Wei’s work centres on artists whose perspectives are often overlooked, particularly those shaped by migration and diasporic experience. At the same time, she avoids framing identity too narrowly. “I want to use identity as perspective, not subject,” she says.
SSEW Project has quickly gained recognition, participating in Art Toronto twice and earning a place in the fair’s Discover section. The gallery attracted attention from collectors and institutions alike. Wei recalls meeting a Korean dentist who had been searching for contemporary work that reflected his own cultural background. “He just didn’t get a chance to see it,” she says. “I know there’s existence in the current market, but it’s not that obvious yet.”
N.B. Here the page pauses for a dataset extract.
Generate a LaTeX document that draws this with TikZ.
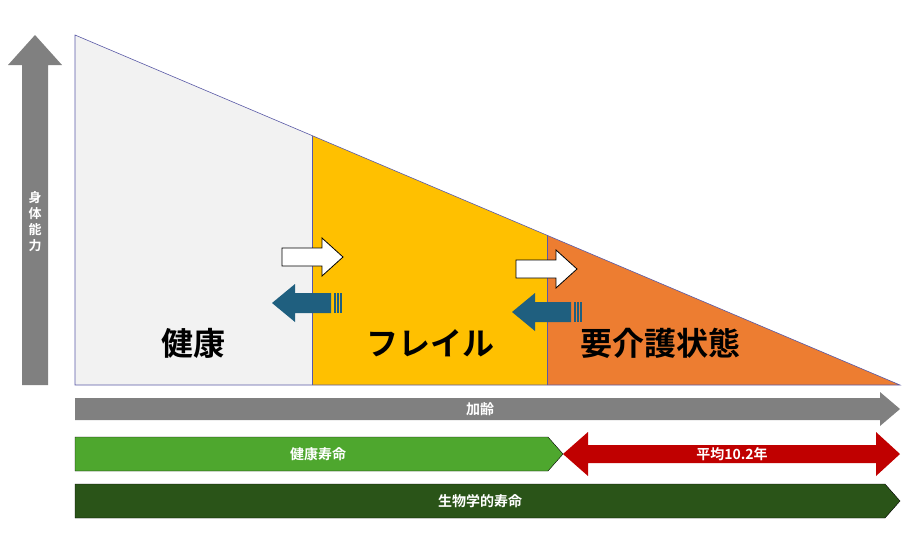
\documentclass[tikz,border=0pt]{standalone}
\usepackage{fontspec}
\setmainfont{Noto Sans CJK JP Bold}
\definecolor{healthgray}{HTML}{F2F2F2}
\definecolor{frailyellow}{HTML}{FFC000}
\definecolor{careorange}{HTML}{ED7D31}
\definecolor{stepblue}{HTML}{1F5F7F}
\definecolor{lifegreen}{HTML}{4EA72E}
\definecolor{biogreen}{HTML}{2A5418}
\definecolor{avgred}{HTML}{C00000}
\begin{document}
\begin{tikzpicture}[x=1pt,y=-1pt,
        zone/.style={draw=gray!70!blue, line width=.6pt},
        bigtext/.style={font=\fontsize{32}{32}\selectfont},
        bartext/.style={text=white, font=\fontsize{14}{14}\selectfont}
    ]
    \useasboundingbox (0,0) rectangle (910,550);

    % zones
    \fill[healthgray] (75,35) -- (312,135.6) -- (312,385) -- (75,385) -- cycle;
    \fill[frailyellow] (312,135.6) -- (547,235.3) -- (547,385) -- (312,385) -- cycle;
    \fill[careorange] (547,235.3) -- (900,385) -- (547,385) -- cycle;
    \draw[zone] (75,385) -- (75,35) -- (900,385) -- cycle;
    \draw[zone] (312,135.6) -- (312,385);
    \draw[zone] (547,235.3) -- (547,385);

    \node[bigtext] (kenko) at (193,343) {健康};
    \node[bigtext] (frail) at (430,343) {フレイル};
    \node[bigtext] (kaigo) at (660,343) {要介護状態};

    % transition arrows
    \foreach \x/\y in {282/257, 516/269} {
        \draw[fill=white, line width=.8pt]
            (\x,\y-9) -- (\x+40,\y-9) -- (\x+40,\y-19) -- (\x+61,\y)
            -- (\x+40,\y+19) -- (\x+40,\y+9) -- (\x,\y+9) -- cycle;
    }
    \foreach \x/\y in {272/303, 512/312} {
        \fill[stepblue]
            (\x,\y) -- (\x+23,\y-19) -- (\x+23,\y-10) -- (\x+59,\y-10)
            -- (\x+59,\y+10) -- (\x+23,\y+10) -- (\x+23,\y+19) -- cycle;
        \foreach \s in {62,65,68}
            \fill[stepblue] (\x+\s,\y-10) rectangle (\x+\s+1.5,\y+10);
    }

    % axes
    \fill[gray] (22,385) -- (22,65) -- (8,65) -- (35,35) -- (62,65) -- (48,65) -- (48,385) -- cycle;
    \node[bartext, align=center, font=\fontsize{13}{16}\selectfont] (nouryoku) at (35,222) {身\\体\\能\\力};
    \fill[gray] (75,398) -- (880,398) -- (880,392) -- (900,409) -- (880,426) -- (880,420) -- (75,420) -- cycle;
    \node[bartext] (karei) at (480,409) {加齢};

    % lifespans
    \draw[fill=lifegreen] (75,437) -- (548,437) -- (563,454) -- (548,471) -- (75,471) -- cycle;
    \node[bartext] (kenkojumyo) at (318,454) {健康寿命};
    \fill[avgred] (563,454) -- (588,432) -- (588,445) -- (876,445) -- (876,432) -- (900,454)
        -- (876,476) -- (876,463) -- (588,463) -- (588,476) -- cycle;
    \node[bartext] (heikin) at (732,454) {平均10.2年};
    \draw[fill=biogreen] (75,484) -- (885,484) -- (900,501) -- (885,518) -- (75,518) -- cycle;
    \node[bartext] (seibutsu) at (480,501) {生物学的寿命};
\end{tikzpicture}
\end{document}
In addition to running the gallery, Wei curates exhibitions and public art projects across Markham, working with organizations such as Steelcase Art Projects and the Varley Art Gallery. A recent solo exhibition she organized for artist Kejie Lin at the Varley led to the Royal Ontario Museum acquiring one of Lin’s paintings, marking an important milestone for both artist and curator.
Wei is now focused on expanding the gallery’s reach internationally. SSEW Project will participate in the Biennale of Sydney in March, and Wei is developing partnerships across Asia and Australia while continuing to support artists working in Canada. “I’d be honoured to see the gallery do something that adds meaning to the history of Canadian contemporary art,” she says, “not just something tokenized.”
At its core, her curatorial practice remains guided by curiosity and openness. “I just want to build something unexpected,” Wei says. She recalls a recent project with Steelcase Art Projects and artist Ron Benner, which involved growing Indigenous plants in an industrial plaza and hosting a meal from the harvest. One technician from Peru recognized the chili pepper plants and returned later with his friends and family to share in the feast. “He found a connection,” Wei says. “That’s how we see the value. That’s how we get motivated to keep doing things.”